When Kristian Pope and Ray Webbe Jr. were commissioned to produce the new book Professional Wrestling Collectibles, they knew they were setting out into new ground. Toy guides and card magazines had occasionally featured wrestling-related materials, but nothing on the market tried to capture all things wrestling, from the toys to the memorabilia, from autographs to dolls to video tapes.
It took the two friends from Minneapolis-St. Paul over a year to complete the book, and along the way they made many new friends while compiling the data they needed to start establishing the wrestling collectible market.
“We had to start from scratch,” explained Pope, 28, a sportswriter for the St. Paul Pioneer Press. “What that entailed was interviewing and talking to as many different fans around the country as we could, finding out what they had, what they paid for it, and kind of going on that. Using them for a barometer for how much this stuff is worth around the country.”
As the former promoter with Pro Wrestling America with Eddie Sharkey, Webbe, 44, brought a wealth of contacts and friends to the project. “We got on the phone and networked the best we could, compiled data and wrote away,” said Webbe, who is also a sportswriter in Minnesota. “[There’s a] base of fans, but you really don’t know who’s collecting what, what they have, what’s out there, what some of the wrestlers have kept, what they’ve thrown away, what they’ve lost. Trying to find what’s out there was an overwhelming task in itself.”
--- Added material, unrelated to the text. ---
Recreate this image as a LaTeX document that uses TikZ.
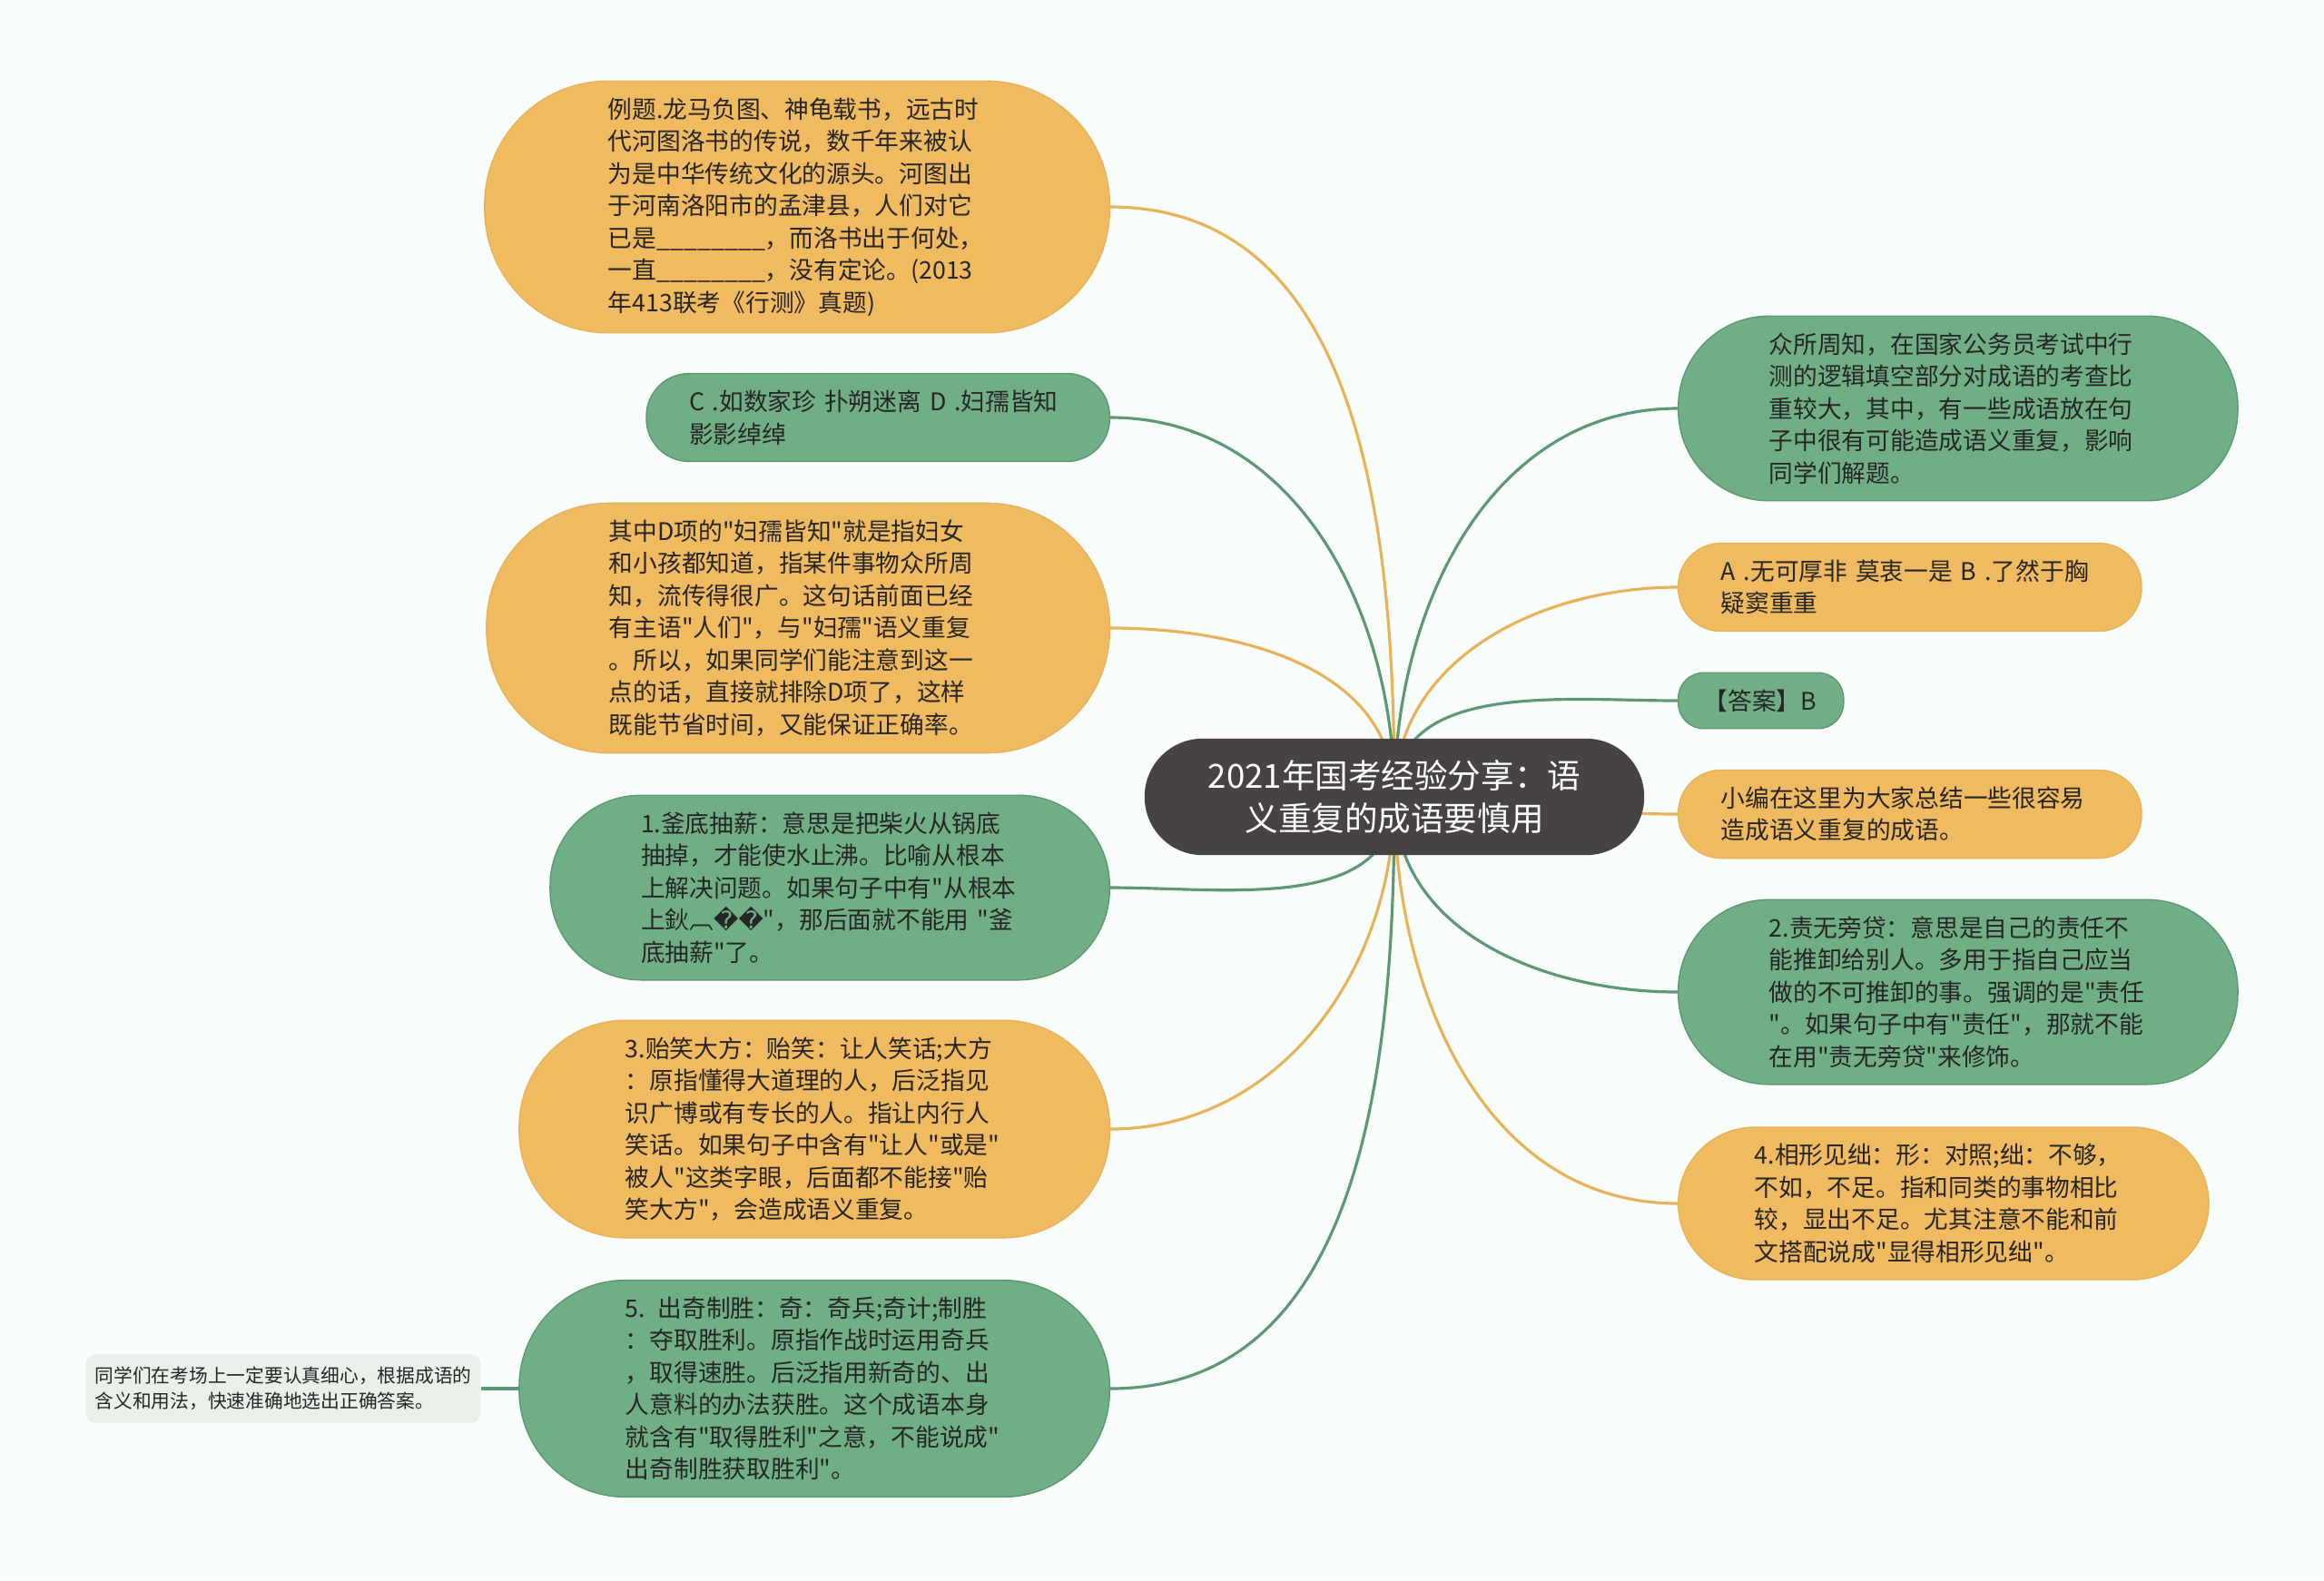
\documentclass[tikz,border=0pt]{standalone}
\usepackage{fontspec}
\setmainfont{Noto Sans CJK SC}[Ligatures=TeXOff]
\newfontfamily\symfont{DejaVu Sans}
\usetikzlibrary{positioning,backgrounds}

\definecolor{orng}{RGB}{240,186,96}
\definecolor{orngl}{RGB}{232,178,88}
\definecolor{grn}{RGB}{112,174,134}
\definecolor{grnl}{RGB}{92,152,114}
\definecolor{dark}{RGB}{72,67,67}
\definecolor{pale}{RGB}{232,240,233}
\definecolor{paper}{RGB}{249,253,251}
\definecolor{ink}{RGB}{38,38,38}

\begin{document}
\begin{tikzpicture}[x=0.01cm, y=0.01cm,
    main/.style = {rectangle, align=left, text=ink, text width=4.16cm, inner ysep=5.2pt,
        line width=0.4pt, font=\fontsize{7.6pt}{10.1pt}\selectfont},
    pill/.style = {main, rounded corners=#1, inner xsep=#1},
    topic/.style = {rectangle, rounded corners=0.64cm, fill=dark, text=white, align=center,
        inner xsep=0.7cm, inner ysep=6.7pt, font=\fontsize{10.4pt}{13.4pt}\selectfont},
    note/.style = {rectangle, rounded corners=3pt, fill=pale, align=left, text=ink,
        inner xsep=2.8pt, inner ysep=3.9pt, font=\fontsize{5.9pt}{8pt}\selectfont},
    link/.style = {draw=#1, line width=0.9pt}
    ]
\useasboundingbox (0,0) rectangle (2560,-1741);

\node[topic] (0) at (1536,-878) {2021年国考经验分享：语\\义重复的成语要慎用};

% left side
\node[pill=1.36cm, fill=orng, draw=orngl, anchor=east] (1) at (1223,-228) {例题.龙马负图、神龟载书，远古时\\代河图洛书的传说，数千年来被认\\为是中华传统文化的源头。河图出\\于河南洛阳市的孟津县，人们对它\\已是\_\_\_\_\_\_\_\_，而洛书出于何处，\\一直\_\_\_\_\_\_\_\_，没有定论。(2013\\年413联考《行测》真题)};
\node[pill=0.47cm, fill=grn, draw=grnl, anchor=east] (2) at (1223,-460) {C .如数家珍 扑朔迷离 D .妇孺皆知\\影影绰绰};
\node[pill=1.35cm, fill=orng, draw=orngl, anchor=east] (3) at (1223,-692) {其中D项的"妇孺皆知"就是指妇女\\和小孩都知道，指某件事物众所周\\知，流传得很广。这句话前面已经\\有主语"人们"，与"妇孺"语义重复\\。所以，如果同学们能注意到这一\\点的话，直接就排除D项了，这样\\既能节省时间，又能保证正确率。};
\node[pill=1cm, fill=grn, draw=grnl, anchor=east] (4) at (1223,-978) {1.釜底抽薪：意思是把柴火从锅底\\抽掉，才能使水止沸。比喻从根本\\上解决问题。如果句子中有"从根本\\上鈥︹{\symfont ��}"，那后面就不能用 "釜\\底抽薪"了。};
\node[pill=1.17cm, fill=orng, draw=orngl, anchor=east] (5) at (1223,-1244) {3.贻笑大方：贻笑：让人笑话;大方\\：原指懂得大道理的人，后泛指见\\识广博或有专长的人。指让内行人\\笑话。如果句子中含有"让人"或是"\\被人"这类字眼，后面都不能接"贻\\笑大方"，会造成语义重复。};
\node[pill=1.17cm, fill=grn, draw=grnl, anchor=east] (6) at (1223,-1530) {5. 出奇制胜：奇：奇兵;奇计;制胜\\：夺取胜利。原指作战时运用奇兵\\，取得速胜。后泛指用新奇的、出\\人意料的办法获胜。这个成语本身\\就含有"取得胜利"之意，不能说成"\\出奇制胜获取胜利"。};
\node[note] (7) [left=0.41cm of 6] {同学们在考场上一定要认真细心，根据成语的\\含义和用法，快速准确地选出正确答案。};

% right side
\node[pill=1cm, fill=grn, draw=grnl, anchor=west] (8) at (1848,-450) {众所周知，在国家公务员考试中行\\测的逻辑填空部分对成语的考查比\\重较大，其中，有一些成语放在句\\子中很有可能造成语义重复，影响\\同学们解题。};
\node[pill=0.47cm, fill=orng, draw=orngl, anchor=west] (9) at (1848,-647) {A .无可厚非 莫衷一是 B .了然于胸\\疑窦重重};
\node[pill=0.28cm, fill=grn, draw=grnl, anchor=west, text width=1.26cm] (10) at (1848,-772) {【答案】B};
\node[pill=0.47cm, fill=orng, draw=orngl, anchor=west] (11) at (1848,-897) {小编在这里为大家总结一些很容易\\造成语义重复的成语。};
\node[pill=1cm, fill=grn, draw=grnl, anchor=west] (12) at (1848,-1093) {2.责无旁贷：意思是自己的责任不\\能推卸给别人。多用于指自己应当\\做的不可推卸的事。强调的是"责任\\"。如果句子中有"责任"，那就不能\\在用"责无旁贷"来修饰。};
\node[pill=0.84cm, fill=orng, draw=orngl, anchor=west] (13) at (1848,-1326) {4.相形见绌：形：对照;绌：不够，\\不如，不足。指和同类的事物相比\\较，显出不足。尤其注意不能和前\\文搭配说成"显得相形见绌"。};

\begin{scope}[on background layer]
\fill[paper] (0,0) rectangle (2560,-1741);

\draw[link=orngl] (0.center) to[out=90,in=0] (1.east);
\draw[link=grnl] (0.center) to[out=90,in=0] (2.east);
\draw[link=orngl] (0.center) to[out=90,in=0] (3.east);
\draw[link=grnl] (0.center) to[out=-90,in=0] (4.east);
\draw[link=orngl] (0.center) to[out=-90,in=0] (5.east);
\draw[link=grnl] (0.center) to[out=-90,in=0] (6.east);
\draw[link=grnl] (6.west) -- (7.east);

\draw[link=grnl] (0.center) to[out=90,in=180] (8.west);
\draw[link=orngl] (0.center) to[out=90,in=180] (9.west);
\draw[link=grnl] (0.center) to[out=90,in=180] (10.west);
\draw[link=orngl] (0.center) to[out=0,in=180] (11.west);
\draw[link=grnl] (0.center) to[out=-90,in=180] (12.west);
\draw[link=orngl] (0.center) to[out=-90,in=180] (13.west);
\end{scope}

\end{tikzpicture}
\end{document}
Professional Wrestling Collectibles is therefore much more than just a price guide with endless lists of products and prices. It becomes instead a celebration of all things wrestling. Krause Publications, a veteran publisher of the hobby business, has filled the book with an amazing array of photos of goodies from the squared circle.
“What we tried to do was put one of everything you could find out there in the book, like some posters of old-time wrestling, a title belt, the dolls, cards, and different items that you could find out there,” Pope explained. “If you are a collector, and you have some stuff in your garage or on your bookshelf and you don’t know what it’s worth, hopefully you’ll be able to read through this book and find something that, even if your item is not in the book, hopefully you’ll find something that’s similar to it. You might get a better idea of what it’s worth.”
“The publisher wanted something that was not going to be a straight price guide. They wanted something that was going to take advantage of different pictures that we had. They wanted to have some biographies of wrestlers in there to kind of give it a different perspective than just a straight price guide that you can find with baseball or hockey or football,” said Pope. “So we tried to give it a real encyclopedia-type feel and there’s a lot of different biographies in there, there’s a lot of great stories, chapters that you can actually sit down and read. It’s not something that you’ll just flip through and throw on your desk.”
Webbe saw the same thing as Pope with Professional Wrestling Collectibles. “We wanted the book to be sitting on your coffee table. We didn’t want it to be offensive. We wanted it to be so you could open it up at any particular page, just glance at it for 10 minutes, enjoy it.”
Pope has known Webbe since 1987, when he was publishing a fan newsletter called Twin Cities Wrestling Update and Webbe was a local promoter. They stayed friends over the years. When Pope got a tip that Krause Publications was looking for someone to do a book on wrestling collectibles, he got involved quickly and brought his friend along too, knowing that Webbe had always dreamed of writing a book – something that had eluded him in his 25-year career as a writer and broadcaster in the Twin Cities.
“I think that Ray has a different perspective to wrestling than I do because he’s a lot older than I am,” Pope said. Webbe did a lot of the historical parts of the book, such as the chapter on wrestling and music that features scans of the covers of both (!) of Classy Freddie Blassie’s albums.
Neither Pope or Webbe are hardcore collectors themselves. Pope said that he has a bloody Abdullah The Butcher doll and a Mankind doll on his desk and that was basically the extent of his collection. Webbe is more into collecting tapes than anything else.
They also had different takes on what was the coolest memorabilia they saw. For Webbe, it was the head-lock machine from Strangler Lewis. “That’s the one that really sticks out for me.”
For Pope, the coolest products were the Jerry Lawler cartoons. “[The cartoons were] always something that I had heard that he had done. Through the years, I had seen a few things in a couple of magazines or sometimes on a USWA show from Memphis they would have something on the air that he had drawn. But I had never seem a real copy of it, never seen a hard copy of one of his pieces of art. I think those are really unique. I don’t think a lot of people have those available. I’ve never heard that Lawler sold his stuff or made it available to the public. So when we were able to come across a couple of those, that was something that we knew was really, extremely unique. It was really fun to see.”
The hope for both authors is that Professional Wrestling Collectibles will stimulate and help to establish a true market for collectibles. It will provoke debate, and help put collectors in touch with each other. And if all goes according to their plan, it could mean a second edition and another chance to call up their new friends and talk wrestling.